> **Recorded data**
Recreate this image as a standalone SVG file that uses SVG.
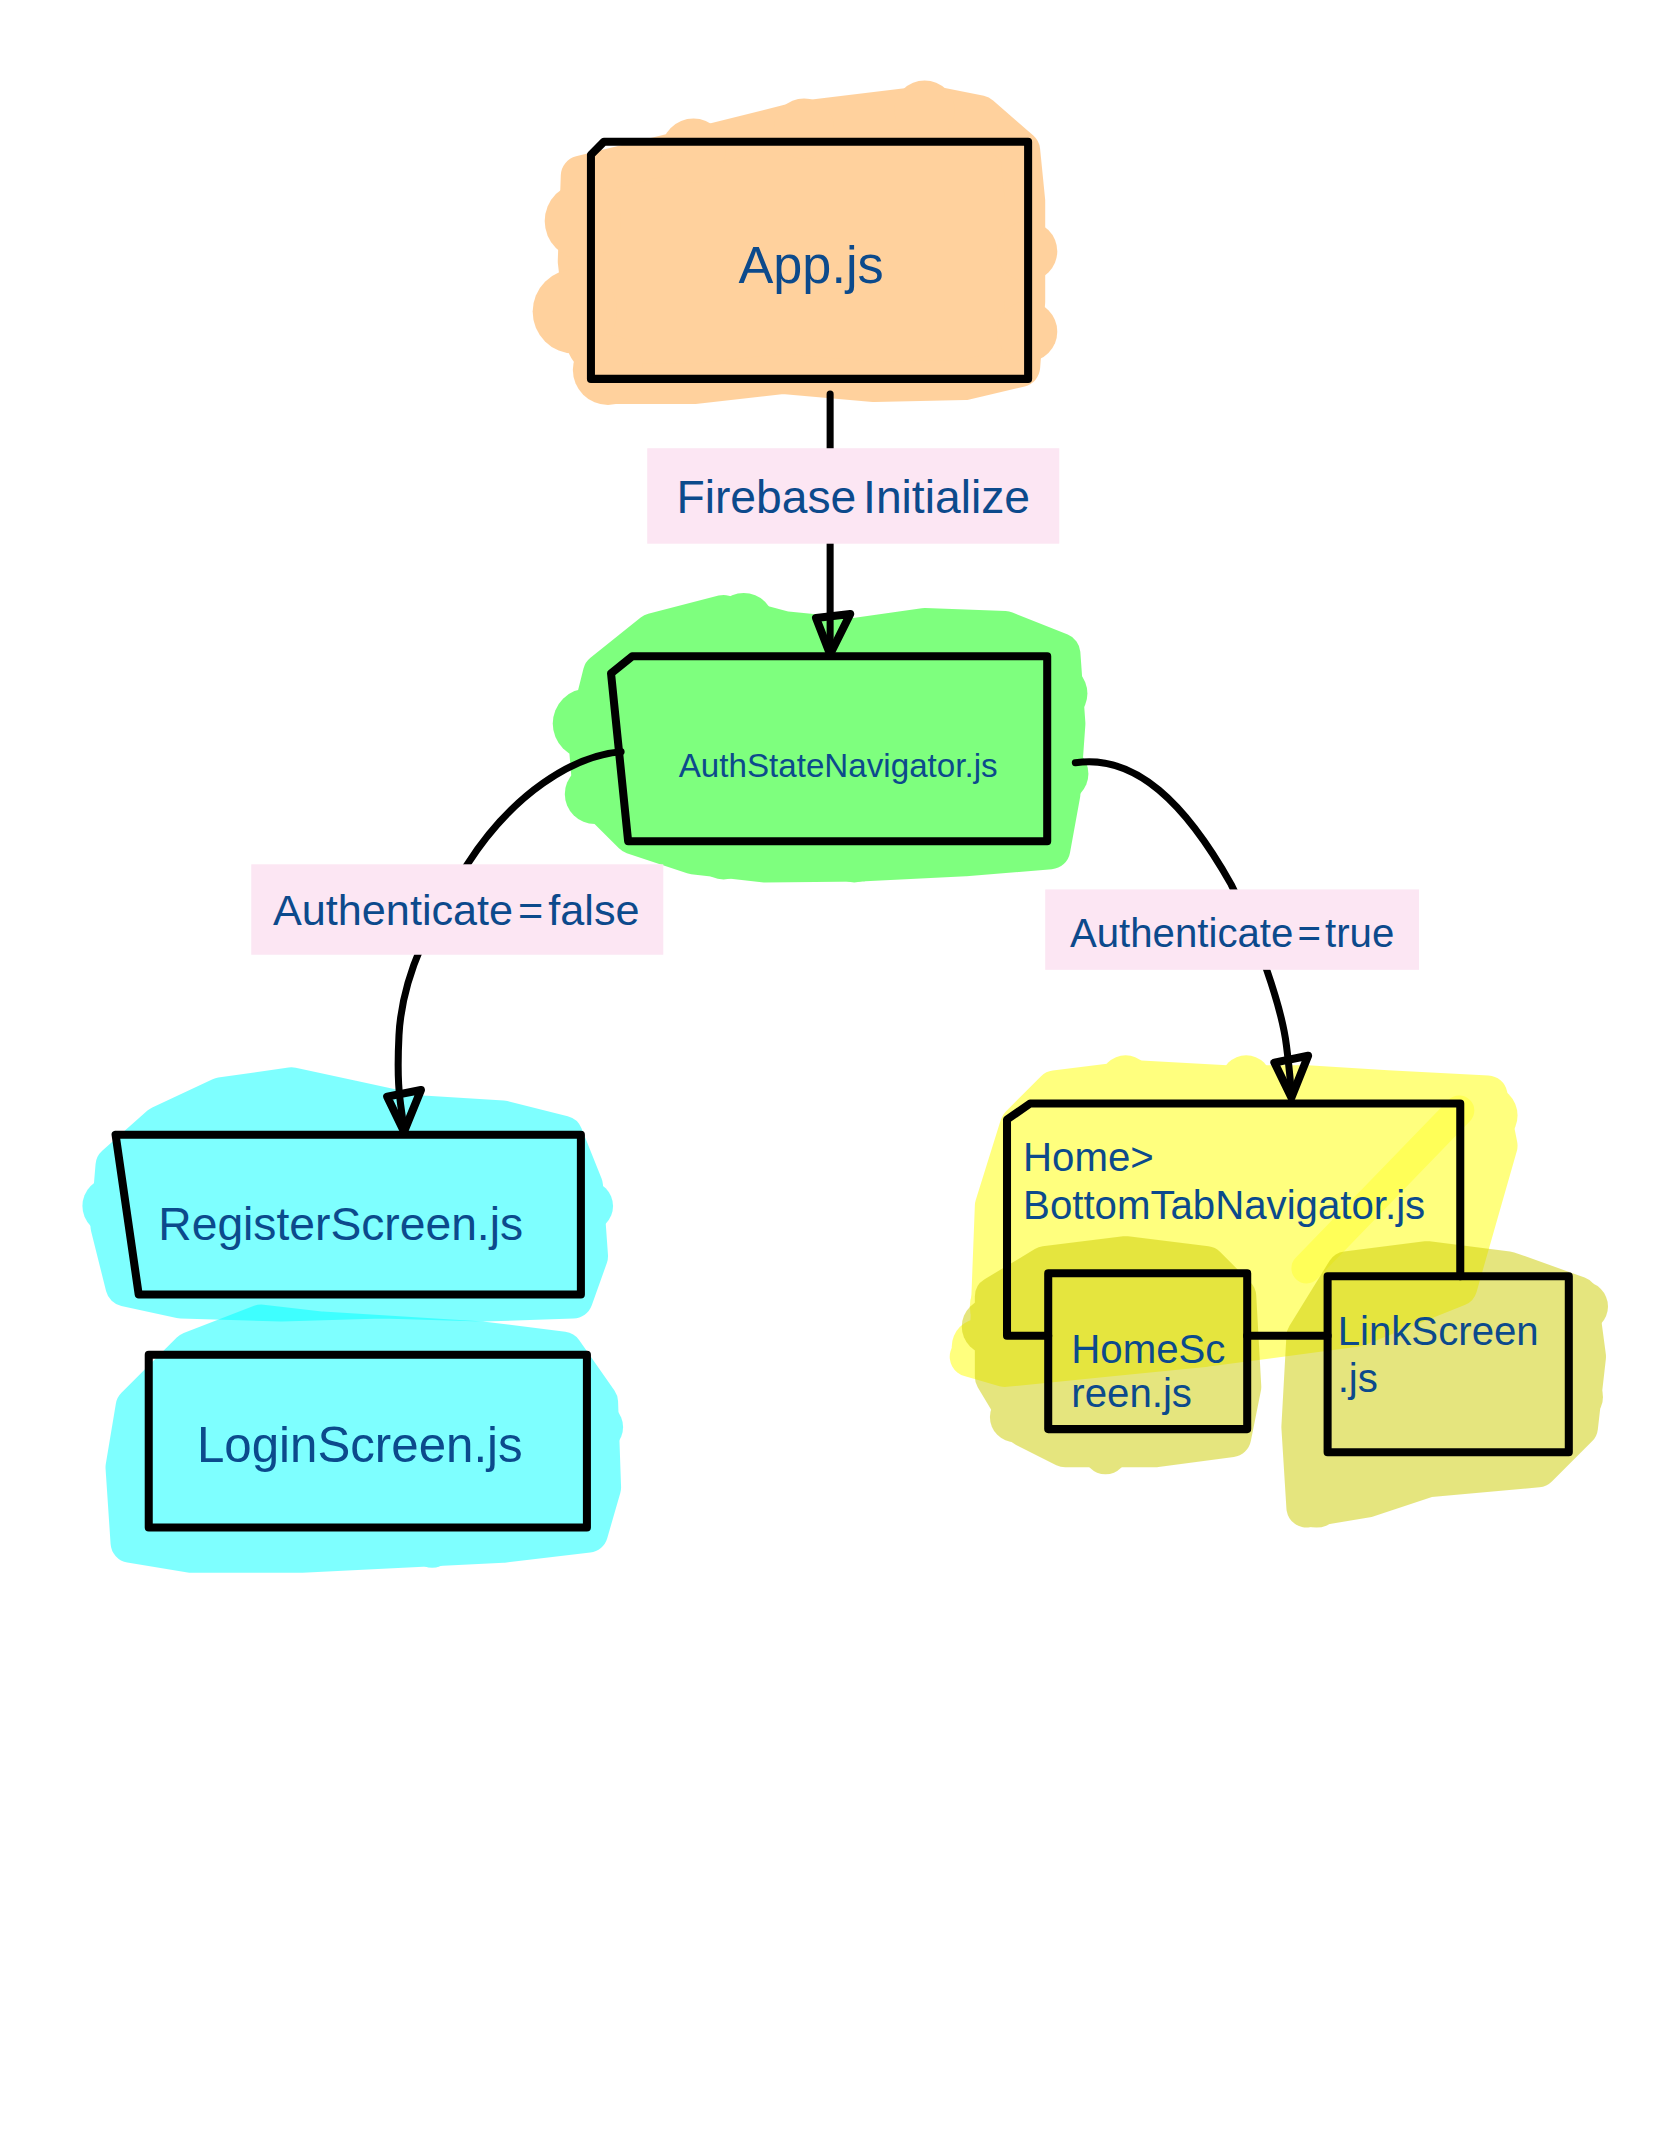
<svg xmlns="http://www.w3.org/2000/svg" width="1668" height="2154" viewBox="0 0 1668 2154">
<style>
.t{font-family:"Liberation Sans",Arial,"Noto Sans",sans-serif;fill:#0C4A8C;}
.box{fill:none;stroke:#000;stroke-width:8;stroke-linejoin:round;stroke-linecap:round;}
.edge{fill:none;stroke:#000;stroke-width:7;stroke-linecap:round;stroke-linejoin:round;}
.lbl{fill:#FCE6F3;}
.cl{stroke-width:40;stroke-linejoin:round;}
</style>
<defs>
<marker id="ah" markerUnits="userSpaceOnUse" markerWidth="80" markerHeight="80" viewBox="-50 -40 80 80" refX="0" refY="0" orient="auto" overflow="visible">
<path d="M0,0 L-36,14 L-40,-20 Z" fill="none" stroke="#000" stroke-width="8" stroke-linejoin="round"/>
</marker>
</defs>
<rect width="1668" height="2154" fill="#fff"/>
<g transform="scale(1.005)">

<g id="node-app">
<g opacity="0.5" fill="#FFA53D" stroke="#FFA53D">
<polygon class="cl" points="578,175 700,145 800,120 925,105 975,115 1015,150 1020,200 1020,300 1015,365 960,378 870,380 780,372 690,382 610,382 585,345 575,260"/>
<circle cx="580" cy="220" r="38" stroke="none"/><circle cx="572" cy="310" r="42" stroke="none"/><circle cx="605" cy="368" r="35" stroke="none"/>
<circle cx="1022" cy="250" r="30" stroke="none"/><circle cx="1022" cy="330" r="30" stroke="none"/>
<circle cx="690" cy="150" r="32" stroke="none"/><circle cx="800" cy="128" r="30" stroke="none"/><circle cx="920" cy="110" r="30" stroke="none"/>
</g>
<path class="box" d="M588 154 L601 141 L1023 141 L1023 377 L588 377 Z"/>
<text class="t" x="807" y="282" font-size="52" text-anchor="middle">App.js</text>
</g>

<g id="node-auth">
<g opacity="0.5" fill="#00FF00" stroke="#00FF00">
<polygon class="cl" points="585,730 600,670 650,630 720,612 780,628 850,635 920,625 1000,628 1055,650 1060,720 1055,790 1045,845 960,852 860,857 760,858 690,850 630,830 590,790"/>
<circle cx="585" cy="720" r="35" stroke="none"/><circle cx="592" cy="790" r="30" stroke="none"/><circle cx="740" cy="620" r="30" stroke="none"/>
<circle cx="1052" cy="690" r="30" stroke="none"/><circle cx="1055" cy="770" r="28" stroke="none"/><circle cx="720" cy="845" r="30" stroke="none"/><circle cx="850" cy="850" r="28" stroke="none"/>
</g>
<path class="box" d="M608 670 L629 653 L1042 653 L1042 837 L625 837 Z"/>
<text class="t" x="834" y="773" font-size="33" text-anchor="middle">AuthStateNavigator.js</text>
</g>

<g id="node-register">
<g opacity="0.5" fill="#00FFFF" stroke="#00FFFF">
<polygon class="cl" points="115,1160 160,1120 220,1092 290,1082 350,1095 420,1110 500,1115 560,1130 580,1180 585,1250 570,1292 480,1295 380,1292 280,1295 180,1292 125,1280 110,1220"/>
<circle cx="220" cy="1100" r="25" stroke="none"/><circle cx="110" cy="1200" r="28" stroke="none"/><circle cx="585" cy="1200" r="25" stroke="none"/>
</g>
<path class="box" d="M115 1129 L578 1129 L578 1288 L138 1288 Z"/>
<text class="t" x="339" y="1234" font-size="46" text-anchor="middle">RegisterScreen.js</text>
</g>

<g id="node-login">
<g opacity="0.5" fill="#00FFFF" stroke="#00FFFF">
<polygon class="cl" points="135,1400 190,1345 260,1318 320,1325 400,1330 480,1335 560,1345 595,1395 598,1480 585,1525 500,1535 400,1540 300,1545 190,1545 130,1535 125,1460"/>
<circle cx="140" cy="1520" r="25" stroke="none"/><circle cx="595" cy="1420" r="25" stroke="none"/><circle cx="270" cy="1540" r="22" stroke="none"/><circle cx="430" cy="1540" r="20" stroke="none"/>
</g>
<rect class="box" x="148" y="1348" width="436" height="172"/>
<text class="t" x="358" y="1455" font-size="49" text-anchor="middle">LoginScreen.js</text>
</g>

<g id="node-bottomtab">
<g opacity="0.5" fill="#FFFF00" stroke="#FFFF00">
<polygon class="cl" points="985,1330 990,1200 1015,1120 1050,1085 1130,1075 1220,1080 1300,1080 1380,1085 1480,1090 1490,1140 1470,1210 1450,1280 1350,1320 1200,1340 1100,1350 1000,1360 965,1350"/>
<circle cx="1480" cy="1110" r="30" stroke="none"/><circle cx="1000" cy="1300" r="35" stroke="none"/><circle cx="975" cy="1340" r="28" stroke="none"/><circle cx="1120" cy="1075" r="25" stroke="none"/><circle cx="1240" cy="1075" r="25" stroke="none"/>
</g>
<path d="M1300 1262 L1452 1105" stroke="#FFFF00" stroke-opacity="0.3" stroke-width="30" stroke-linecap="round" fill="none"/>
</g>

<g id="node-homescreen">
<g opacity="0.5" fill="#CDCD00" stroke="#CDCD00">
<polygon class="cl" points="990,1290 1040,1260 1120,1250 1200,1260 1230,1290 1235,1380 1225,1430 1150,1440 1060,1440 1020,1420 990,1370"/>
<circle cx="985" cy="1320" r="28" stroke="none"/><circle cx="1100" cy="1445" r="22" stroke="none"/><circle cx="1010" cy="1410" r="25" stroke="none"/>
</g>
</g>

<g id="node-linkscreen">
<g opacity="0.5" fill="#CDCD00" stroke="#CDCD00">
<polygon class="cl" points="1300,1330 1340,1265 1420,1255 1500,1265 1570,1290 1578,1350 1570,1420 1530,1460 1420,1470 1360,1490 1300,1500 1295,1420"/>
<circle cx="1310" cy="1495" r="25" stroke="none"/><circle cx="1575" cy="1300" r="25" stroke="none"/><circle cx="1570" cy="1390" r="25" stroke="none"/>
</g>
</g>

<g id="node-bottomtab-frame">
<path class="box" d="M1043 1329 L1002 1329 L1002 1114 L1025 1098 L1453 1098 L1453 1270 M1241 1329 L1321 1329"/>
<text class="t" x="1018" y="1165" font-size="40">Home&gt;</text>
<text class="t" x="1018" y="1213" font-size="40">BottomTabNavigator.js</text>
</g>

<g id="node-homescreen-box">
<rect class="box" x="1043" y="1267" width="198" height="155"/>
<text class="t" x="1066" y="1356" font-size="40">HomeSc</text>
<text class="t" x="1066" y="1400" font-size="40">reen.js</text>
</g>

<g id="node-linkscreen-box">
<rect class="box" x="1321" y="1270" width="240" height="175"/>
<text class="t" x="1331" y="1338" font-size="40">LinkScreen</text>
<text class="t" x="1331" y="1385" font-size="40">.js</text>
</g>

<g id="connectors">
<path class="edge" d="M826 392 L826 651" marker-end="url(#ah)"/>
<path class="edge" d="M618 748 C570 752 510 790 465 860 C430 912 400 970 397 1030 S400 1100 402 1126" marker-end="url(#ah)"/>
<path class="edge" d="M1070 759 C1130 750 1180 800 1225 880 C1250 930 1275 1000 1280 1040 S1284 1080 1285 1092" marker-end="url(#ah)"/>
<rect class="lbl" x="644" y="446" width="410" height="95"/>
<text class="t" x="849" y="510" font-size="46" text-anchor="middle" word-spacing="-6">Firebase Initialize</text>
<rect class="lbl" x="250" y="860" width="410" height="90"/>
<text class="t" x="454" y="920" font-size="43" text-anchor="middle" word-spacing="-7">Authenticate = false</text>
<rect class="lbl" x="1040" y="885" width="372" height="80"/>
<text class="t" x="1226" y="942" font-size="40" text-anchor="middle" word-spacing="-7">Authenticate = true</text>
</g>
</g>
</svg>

> **Written instruction**
Leave out the pictures and restate everything else word for word.

> **Solution to this exercise**
Recreate this image as a standalone SVG file that uses SVG.
<svg xmlns="http://www.w3.org/2000/svg" width="1668" height="2154" viewBox="0 0 1668 2154">
<style>
.t{font-family:"Liberation Sans",Arial,"Noto Sans",sans-serif;fill:#0C4A8C;}
.box{fill:none;stroke:#000;stroke-width:8;stroke-linejoin:round;stroke-linecap:round;}
.edge{fill:none;stroke:#000;stroke-width:7;stroke-linecap:round;stroke-linejoin:round;}
.lbl{fill:#FCE6F3;}
.cl{stroke-width:40;stroke-linejoin:round;}
</style>
<defs>
<marker id="ah" markerUnits="userSpaceOnUse" markerWidth="80" markerHeight="80" viewBox="-50 -40 80 80" refX="0" refY="0" orient="auto" overflow="visible">
<path d="M0,0 L-36,14 L-40,-20 Z" fill="none" stroke="#000" stroke-width="8" stroke-linejoin="round"/>
</marker>
</defs>
<rect width="1668" height="2154" fill="#fff"/>
<g transform="scale(1.005)">

<g id="node-app">
<g opacity="0.5" fill="#FFA53D" stroke="#FFA53D">
<polygon class="cl" points="578,175 700,145 800,120 925,105 975,115 1015,150 1020,200 1020,300 1015,365 960,378 870,380 780,372 690,382 610,382 585,345 575,260"/>
<circle cx="580" cy="220" r="38" stroke="none"/><circle cx="572" cy="310" r="42" stroke="none"/><circle cx="605" cy="368" r="35" stroke="none"/>
<circle cx="1022" cy="250" r="30" stroke="none"/><circle cx="1022" cy="330" r="30" stroke="none"/>
<circle cx="690" cy="150" r="32" stroke="none"/><circle cx="800" cy="128" r="30" stroke="none"/><circle cx="920" cy="110" r="30" stroke="none"/>
</g>
<path class="box" d="M588 154 L601 141 L1023 141 L1023 377 L588 377 Z"/>
<text class="t" x="807" y="282" font-size="52" text-anchor="middle">App.js</text>
</g>

<g id="node-auth">
<g opacity="0.5" fill="#00FF00" stroke="#00FF00">
<polygon class="cl" points="585,730 600,670 650,630 720,612 780,628 850,635 920,625 1000,628 1055,650 1060,720 1055,790 1045,845 960,852 860,857 760,858 690,850 630,830 590,790"/>
<circle cx="585" cy="720" r="35" stroke="none"/><circle cx="592" cy="790" r="30" stroke="none"/><circle cx="740" cy="620" r="30" stroke="none"/>
<circle cx="1052" cy="690" r="30" stroke="none"/><circle cx="1055" cy="770" r="28" stroke="none"/><circle cx="720" cy="845" r="30" stroke="none"/><circle cx="850" cy="850" r="28" stroke="none"/>
</g>
<path class="box" d="M608 670 L629 653 L1042 653 L1042 837 L625 837 Z"/>
<text class="t" x="834" y="773" font-size="33" text-anchor="middle">AuthStateNavigator.js</text>
</g>

<g id="node-register">
<g opacity="0.5" fill="#00FFFF" stroke="#00FFFF">
<polygon class="cl" points="115,1160 160,1120 220,1092 290,1082 350,1095 420,1110 500,1115 560,1130 580,1180 585,1250 570,1292 480,1295 380,1292 280,1295 180,1292 125,1280 110,1220"/>
<circle cx="220" cy="1100" r="25" stroke="none"/><circle cx="110" cy="1200" r="28" stroke="none"/><circle cx="585" cy="1200" r="25" stroke="none"/>
</g>
<path class="box" d="M115 1129 L578 1129 L578 1288 L138 1288 Z"/>
<text class="t" x="339" y="1234" font-size="46" text-anchor="middle">RegisterScreen.js</text>
</g>

<g id="node-login">
<g opacity="0.5" fill="#00FFFF" stroke="#00FFFF">
<polygon class="cl" points="135,1400 190,1345 260,1318 320,1325 400,1330 480,1335 560,1345 595,1395 598,1480 585,1525 500,1535 400,1540 300,1545 190,1545 130,1535 125,1460"/>
<circle cx="140" cy="1520" r="25" stroke="none"/><circle cx="595" cy="1420" r="25" stroke="none"/><circle cx="270" cy="1540" r="22" stroke="none"/><circle cx="430" cy="1540" r="20" stroke="none"/>
</g>
<rect class="box" x="148" y="1348" width="436" height="172"/>
<text class="t" x="358" y="1455" font-size="49" text-anchor="middle">LoginScreen.js</text>
</g>

<g id="node-bottomtab">
<g opacity="0.5" fill="#FFFF00" stroke="#FFFF00">
<polygon class="cl" points="985,1330 990,1200 1015,1120 1050,1085 1130,1075 1220,1080 1300,1080 1380,1085 1480,1090 1490,1140 1470,1210 1450,1280 1350,1320 1200,1340 1100,1350 1000,1360 965,1350"/>
<circle cx="1480" cy="1110" r="30" stroke="none"/><circle cx="1000" cy="1300" r="35" stroke="none"/><circle cx="975" cy="1340" r="28" stroke="none"/><circle cx="1120" cy="1075" r="25" stroke="none"/><circle cx="1240" cy="1075" r="25" stroke="none"/>
</g>
<path d="M1300 1262 L1452 1105" stroke="#FFFF00" stroke-opacity="0.3" stroke-width="30" stroke-linecap="round" fill="none"/>
</g>

<g id="node-homescreen">
<g opacity="0.5" fill="#CDCD00" stroke="#CDCD00">
<polygon class="cl" points="990,1290 1040,1260 1120,1250 1200,1260 1230,1290 1235,1380 1225,1430 1150,1440 1060,1440 1020,1420 990,1370"/>
<circle cx="985" cy="1320" r="28" stroke="none"/><circle cx="1100" cy="1445" r="22" stroke="none"/><circle cx="1010" cy="1410" r="25" stroke="none"/>
</g>
</g>

<g id="node-linkscreen">
<g opacity="0.5" fill="#CDCD00" stroke="#CDCD00">
<polygon class="cl" points="1300,1330 1340,1265 1420,1255 1500,1265 1570,1290 1578,1350 1570,1420 1530,1460 1420,1470 1360,1490 1300,1500 1295,1420"/>
<circle cx="1310" cy="1495" r="25" stroke="none"/><circle cx="1575" cy="1300" r="25" stroke="none"/><circle cx="1570" cy="1390" r="25" stroke="none"/>
</g>
</g>

<g id="node-bottomtab-frame">
<path class="box" d="M1043 1329 L1002 1329 L1002 1114 L1025 1098 L1453 1098 L1453 1270 M1241 1329 L1321 1329"/>
<text class="t" x="1018" y="1165" font-size="40">Home&gt;</text>
<text class="t" x="1018" y="1213" font-size="40">BottomTabNavigator.js</text>
</g>

<g id="node-homescreen-box">
<rect class="box" x="1043" y="1267" width="198" height="155"/>
<text class="t" x="1066" y="1356" font-size="40">HomeSc</text>
<text class="t" x="1066" y="1400" font-size="40">reen.js</text>
</g>

<g id="node-linkscreen-box">
<rect class="box" x="1321" y="1270" width="240" height="175"/>
<text class="t" x="1331" y="1338" font-size="40">LinkScreen</text>
<text class="t" x="1331" y="1385" font-size="40">.js</text>
</g>

<g id="connectors">
<path class="edge" d="M826 392 L826 651" marker-end="url(#ah)"/>
<path class="edge" d="M618 748 C570 752 510 790 465 860 C430 912 400 970 397 1030 S400 1100 402 1126" marker-end="url(#ah)"/>
<path class="edge" d="M1070 759 C1130 750 1180 800 1225 880 C1250 930 1275 1000 1280 1040 S1284 1080 1285 1092" marker-end="url(#ah)"/>
<rect class="lbl" x="644" y="446" width="410" height="95"/>
<text class="t" x="849" y="510" font-size="46" text-anchor="middle" word-spacing="-6">Firebase Initialize</text>
<rect class="lbl" x="250" y="860" width="410" height="90"/>
<text class="t" x="454" y="920" font-size="43" text-anchor="middle" word-spacing="-7">Authenticate = false</text>
<rect class="lbl" x="1040" y="885" width="372" height="80"/>
<text class="t" x="1226" y="942" font-size="40" text-anchor="middle" word-spacing="-7">Authenticate = true</text>
</g>
</g>
</svg>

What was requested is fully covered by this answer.